Bunuel wrote:

munia123 wrote:

hey guys, i have got another problem. please help me to solve it.the problem says,

a mixture of 40 liters of milk and water contains 10% water. how much water should be added to this so that water may be 20% in the new mixture?

my answer is 4 liter but, i am not sure. please help me.

Please read and follow: how-to-improve-the-forum-search-function-for-others-99451.html So please:

Provide answer choices for PS questions.Let the amount of water to be added be \(x\) liters.

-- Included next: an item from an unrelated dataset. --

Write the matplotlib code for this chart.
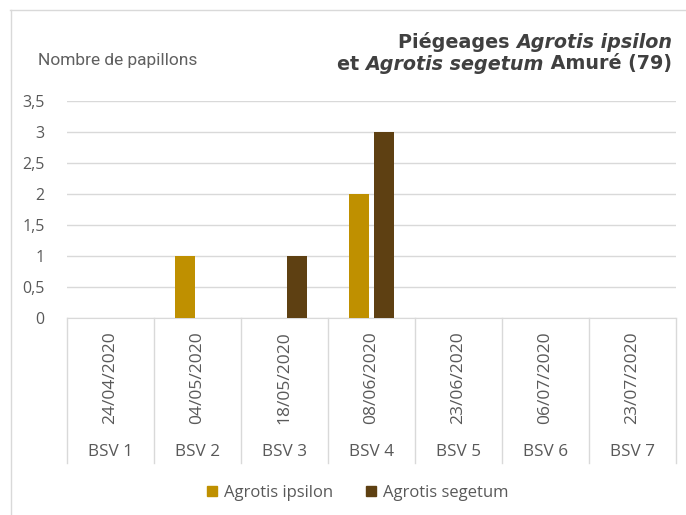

We want the percentage of water to increase from 10% to 20% or percentage of non-water to decrease from 90% to 80%. Note that when we add \(x\) liters of water the amount of non-water in mixture in liters remains the same, so:

\(0.9*40=0.8(40+x)\) --> \(x=5\).

Or, the amount of water after adding \(x\) liters of water (\(0.2*(40+x)\)) should be equal to initial amount of water (\(0.1*40\)) plus the amount of water we add (\(x\))

\(0.2*(40+x)=0.1*40+x\) --> \(x=5\).

Hope it helps.

Hi Bunuel, i got the different ans.. let me know where i m wrong....

Problem again :

a mixture of 40 liters of milk and water contains 10% water. how much water should be added to this so that water may be 20% in the new mixture?

a mixture of 40 ltrs water + milk contains 10% of water so 4 ltrs are water rest 36 ltrs are milk.

if i want to make water 20% in the mixture

40*20% = (4+ x) here x is the water to be added to the mixture

so, i got x as 4

please suggest me if i gone wrong???